Is Mitt Romney a Real American?
If it's our ideals and not our origins that make us countrymen, Romney's tactics suggest that he's the one whose Americanness should come under question.
Nobody's ever asked to see my birth certificate. But as someone of Chinese descent I have been asked plenty of times where I'm from -- and when I say "Poughkeepsie," I often get the follow-up question that's almost a cliché now among Asian Americans: "No, where are you really from?"
It's always disheartening to get that question, even though I've learned to answer it with equanimity and usually take care to make the inquisitor feel not-stupid. But it's always clarifying, for it reveals the default picture in the minds of some of my fellow Americans about who they are, who we are, and who I am.
That's why Mitt Romney's birther-baiting remarks today are, in a way, welcome. Let there be no doubt: He is the candidate for people who think the name Obama must be Muslim and its bearer indelibly foreign. He is also the candidate for the greater number of people who do not initially imagine that someone with my face, my eyes, my skin could be from this country.
Even in one of his home states (Michigan, the site of today's remarks), Mitt Romney is not some iconic American hero whose patriotism is beyond reproach. The reason no one questions where Romney was born is simply this: he is white. If that's good enough for you, then you're good enough for Romney.
But that's not good enough for America. I have as much a claim to be the image of an American as Romney and his offspring do. So does Barack Obama. So, by the way, does Bobby Jindal or Ted Cruz or Susana Martinez -- nonwhites in Romney's own party who likely have also been asked (no, really) where they are from.
Romney's implicit pledge of allegiance to the birther movement is as revealing of his character as anything else in his campaign of half-deliberate opacity.
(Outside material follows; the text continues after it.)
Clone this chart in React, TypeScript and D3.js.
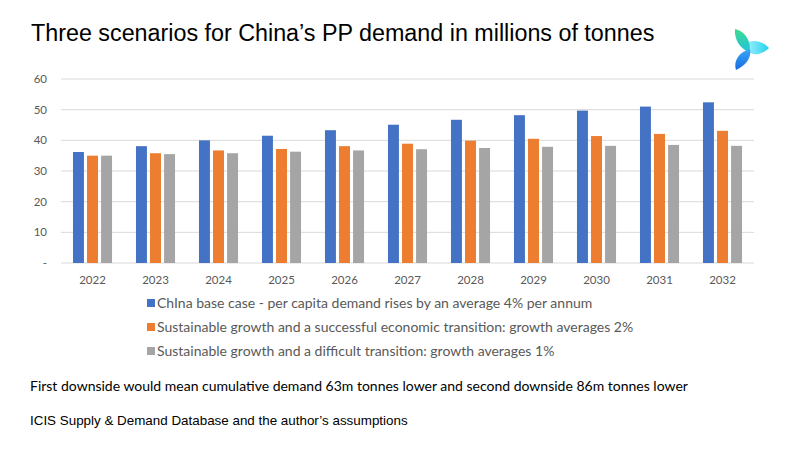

He appears to lack a core capacity for empathy. He literally cannot see himself as someone not white, as someone accented or a newcomer.
In fact, Romney's tactics suggest that he's the one whose Americanness should come under question. True Americanness is not about how WASPy your surname is, how pale your skin, or how many generations your family has lived here -- or how much you can lord those facts over others. Nor is it about how subtly you can stir up secret prejudices against people who could be deemed outsiders.
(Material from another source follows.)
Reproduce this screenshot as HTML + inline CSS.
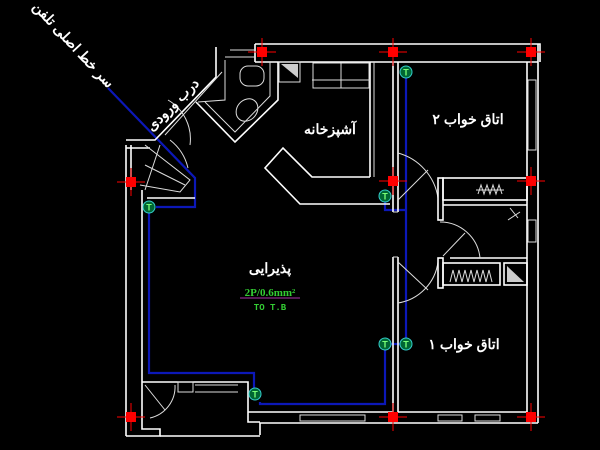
<!DOCTYPE html>
<html><head><meta charset="utf-8"><style>
html,body{margin:0;padding:0;background:#000;width:600px;height:450px;overflow:hidden}
svg{display:block}
.w{stroke:#fff;stroke-width:1.6;fill:none}
.t{stroke:#ddd;stroke-width:1;fill:none}
.b{stroke:#0c18b8;stroke-width:2.2;fill:none}
.lbl{font-family:"Liberation Sans","Noto Sans CJK SC",sans-serif;font-weight:bold;fill:#fff;font-size:14px}
</style></head><body>
<svg width="600" height="450" viewBox="0 0 600 450" xmlns="http://www.w3.org/2000/svg">
<defs>
<g id="rm"><line x1="-14" y1="0" x2="14" y2="0" stroke="#f00" stroke-width="1"/><line x1="0" y1="-14" x2="0" y2="14" stroke="#f00" stroke-width="1"/><rect x="-5" y="-5" width="10" height="10" fill="#f00"/></g>
<g id="tt"><circle r="6" fill="#063" stroke="#3cc" stroke-width="1"/><text x="0" y="3.5" text-anchor="middle" font-family="Liberation Sans,sans-serif" font-size="9" font-weight="bold" fill="#7f7">T</text></g>
</defs>
<polyline class="b" points="108,88 195,178 195,207 156,207"/>
<polyline class="b" points="149,213 149,373 254,373 254,388"/>
<polyline class="b" points="260,402 260,404 385,404 385,350"/>
<polyline class="b" points="391,344 400,344"/>
<polyline class="b" points="406,338 406,78"/>
<polyline class="b" points="385,202 385,210 407,210"/>
<polyline class="w" points="255,44 540,44 540,62"/>
<line class="w" x1="255" y1="44" x2="255" y2="62"/>
<line class="w" x1="255" y1="62" x2="538" y2="62"/>
<line class="t" x1="230" y1="50" x2="255" y2="50"/><line class="t" x1="225" y1="57" x2="255" y2="57"/>
<line class="w" x1="527" y1="62" x2="527" y2="412"/>
<line class="w" x1="538" y1="44" x2="538" y2="423"/>
<rect class="t" x="528" y="80" width="8" height="70"/>
<rect class="t" x="528" y="220" width="8" height="22"/>
<line class="w" x1="398" y1="412" x2="527" y2="412"/>
<line class="w" x1="248" y1="412" x2="393" y2="412"/>
<polyline class="w" points="260,435 260,423 538,423"/>
<rect class="t" x="300" y="415" width="65" height="6"/>
<rect class="t" x="438" y="415" width="24" height="6"/><rect class="t" x="475" y="415" width="25" height="6"/>
<line class="w" x1="126" y1="145" x2="126" y2="436"/>
<line class="w" x1="142" y1="190" x2="142" y2="422"/>
<polyline class="w" points="126,436 160,436 160,429 142,429 142,422"/>
<line class="w" x1="160" y1="436" x2="260" y2="436"/>
<polyline class="w" points="142,382 248,382 248,422 260,422"/>
<rect class="t" x="178" y="382" width="15" height="10"/><line class="t" x1="195" y1="385" x2="238" y2="385"/><line class="t" x1="195" y1="392" x2="238" y2="392"/>
<line class="t" x1="145" y1="385" x2="165" y2="410"/><path class="t" d="M175,385 A32,32 0 0 1 150,418"/>
<line class="w" x1="131" y1="145" x2="131" y2="190"/>
<polyline class="w" points="216,47 216,77 155,140 126,140"/>
<polyline class="w" points="126,148 150,148"/>
<polyline class="t" points="225,60 225,100 198,102"/>
<line class="t" x1="222" y1="72" x2="165" y2="135"/>
<path class="t" d="M145,145 L190,180 L180,192 L140,185"/>
<line class="t" x1="145" y1="165" x2="185" y2="185"/>
<line class="t" x1="160" y1="145" x2="145" y2="190"/>
<path class="t" d="M168,100 A45,45 0 0 1 190,145"/>
<path class="t" d="M170,140 A50,50 0 0 1 188,168"/>
<line class="w" x1="147" y1="198" x2="195" y2="198"/>
<polyline class="w" points="278,62 278,100 235,142 196,102"/>
<polyline class="t" points="270,62 270,96 235,132 205,102"/>
<rect class="t" x="240" y="66" width="24" height="20" rx="8"/>
<ellipse class="t" cx="247" cy="110" rx="10" ry="12" transform="rotate(40 247 110)"/>
<polygon points="281,64 298,78 298,64" fill="#ccc"/>
<rect class="t" x="279" y="62" width="21" height="20"/>
<line class="w" x1="370" y1="62" x2="370" y2="177"/>
<line class="t" x1="374" y1="62" x2="374" y2="177"/>
<polyline class="w" points="370,177 312,177 283,148 265,168 300,204 390,204"/>
<rect class="t" x="313" y="63" width="28" height="25"/><rect class="t" x="341" y="63" width="28" height="25"/>
<line class="t" x1="312" y1="80" x2="370" y2="80"/>
<line class="w" x1="393" y1="62" x2="393" y2="212"/><line class="w" x1="398" y1="62" x2="398" y2="212"/>
<line class="w" x1="393" y1="257" x2="393" y2="412"/><line class="w" x1="398" y1="257" x2="398" y2="412"/>
<line class="t" x1="393" y1="212" x2="398" y2="212"/><line class="t" x1="393" y1="257" x2="398" y2="257"/>
<path class="t" d="M398,153 A55,55 0 0 1 438,198"/><line class="t" x1="398" y1="200" x2="428" y2="170"/>
<path class="t" d="M398,303 A48,48 0 0 0 438,262"/><line class="t" x1="398" y1="262" x2="428" y2="290"/>
<rect class="w" x="443" y="178" width="84" height="22"/><rect class="w" x="438" y="178" width="5" height="42"/>
<polyline class="w" points="443,205 527,205"/><polyline class="w" points="527,258 450,258"/>
<path class="t" d="M440,222 A40,40 0 0 1 480,258"/><line class="t" x1="443" y1="256" x2="465" y2="233"/>
<rect class="w" x="443" y="263" width="57" height="22"/><rect class="w" x="504" y="263" width="23" height="22"/>
<polygon points="507,266 524,282 507,282" fill="#ccc"/>
<rect class="w" x="438" y="258" width="5" height="30"/>
<polyline class="t" points="478,194 481,185 484,194 487,185 490,194 493,185 496,194 499,185 502,194"/>
<line class="t" x1="476" y1="190" x2="504" y2="190"/>
<polyline class="t" points="450,282 453,270 456,282 459,270 462,282 465,270 468,282 471,270 474,282 477,270 480,282 483,270 486,282 489,270 492,282"/>
<line class="t" x1="508" y1="220" x2="520" y2="212"/><line class="t" x1="510" y1="208" x2="518" y2="218"/>
<use href="#rm" x="262" y="52"/><use href="#rm" x="393" y="52"/><use href="#rm" x="531" y="52"/>
<use href="#rm" x="531" y="181"/><use href="#rm" x="393" y="181"/><use href="#rm" x="131" y="182"/>
<use href="#rm" x="131" y="417"/><use href="#rm" x="393" y="417"/><use href="#rm" x="531" y="417"/>
<use href="#tt" x="406" y="72"/><use href="#tt" x="385" y="196"/><use href="#tt" x="149" y="207"/>
<use href="#tt" x="255" y="394"/><use href="#tt" x="385" y="344"/><use href="#tt" x="406" y="344"/>
<text class="lbl" x="330" y="134" text-anchor="middle">آشپزخانه</text>
<text class="lbl" x="468" y="124" text-anchor="middle">اتاق خواب ۲</text>
<text class="lbl" x="464" y="349" text-anchor="middle">اتاق خواب ۱</text>
<text class="lbl" x="270" y="273" text-anchor="middle">پذیرایی</text>
<text x="270" y="296" text-anchor="middle" font-family="Liberation Serif,serif" font-size="11" font-weight="bold" fill="#3c3">2P/0.6mm²</text>
<line x1="240" y1="298" x2="300" y2="298" stroke="#a3a" stroke-width="1"/>
<text x="270" y="310" text-anchor="middle" font-family="Liberation Mono,monospace" font-size="9" font-weight="bold" fill="#3c3">TO T.B</text>
<text class="lbl" font-size="12" transform="translate(70,48) rotate(47)" text-anchor="middle">سر خط اصلی تلفن</text>
<text class="lbl" font-size="10" transform="translate(176,108) rotate(-45)" text-anchor="middle">درب ورودی</text>
</svg>
</body></html>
True Americanness is about fidelity to a creed that by design transcends color or place of family origin. Yes, we as a nation have often subverted that creed, or averted our gaze, but it still stands in timeless judgment, measuring our willingness to deliver on the promise of equal citizenship. True Americans see in a sea of colored faces a chance to bring everyone into the fold, so that the team is stronger and the creed redeemed. Mitt Romney can prance all he wants but his words today were those of a second-rate American.
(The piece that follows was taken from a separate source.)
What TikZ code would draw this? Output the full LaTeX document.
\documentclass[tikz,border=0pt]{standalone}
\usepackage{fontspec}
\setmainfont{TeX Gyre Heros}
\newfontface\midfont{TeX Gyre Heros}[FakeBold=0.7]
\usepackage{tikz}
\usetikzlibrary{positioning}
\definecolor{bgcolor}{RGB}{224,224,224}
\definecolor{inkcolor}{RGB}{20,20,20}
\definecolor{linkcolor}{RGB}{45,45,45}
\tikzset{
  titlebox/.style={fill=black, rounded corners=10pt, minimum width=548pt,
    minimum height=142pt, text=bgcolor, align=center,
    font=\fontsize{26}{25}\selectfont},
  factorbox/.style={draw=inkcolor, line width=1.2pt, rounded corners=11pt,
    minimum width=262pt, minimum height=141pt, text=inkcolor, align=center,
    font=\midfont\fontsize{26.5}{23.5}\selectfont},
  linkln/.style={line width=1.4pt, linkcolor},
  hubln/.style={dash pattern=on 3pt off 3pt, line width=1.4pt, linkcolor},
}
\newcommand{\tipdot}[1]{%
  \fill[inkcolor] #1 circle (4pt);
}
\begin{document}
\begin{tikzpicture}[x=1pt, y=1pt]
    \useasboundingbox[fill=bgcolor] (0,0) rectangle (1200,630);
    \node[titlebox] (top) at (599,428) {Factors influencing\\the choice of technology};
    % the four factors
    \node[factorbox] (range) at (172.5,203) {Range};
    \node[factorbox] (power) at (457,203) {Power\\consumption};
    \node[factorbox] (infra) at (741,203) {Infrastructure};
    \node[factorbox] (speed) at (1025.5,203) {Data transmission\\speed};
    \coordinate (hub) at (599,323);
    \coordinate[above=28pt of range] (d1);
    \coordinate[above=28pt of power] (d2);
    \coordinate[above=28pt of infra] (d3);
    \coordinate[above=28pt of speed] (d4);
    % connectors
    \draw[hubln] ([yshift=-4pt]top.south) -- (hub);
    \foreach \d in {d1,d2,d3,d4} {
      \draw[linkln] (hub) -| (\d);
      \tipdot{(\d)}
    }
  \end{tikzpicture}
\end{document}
And the more he plays his Donald Trump card, the more his becomes a last-gasp candidacy: the inarticulate paroxysm of those who still silently believe, as was once permissible to declare in public, that America is a white nation and that the interests, mores, and preferences of whites should predominate.
Romney may yet win in November. But he and this whole odious line of attack are on the losing side of history. The tide of demographics is irresistible, and soon enough it'll sweep up his birth certificate and mine into a new notion of who is truly from this country.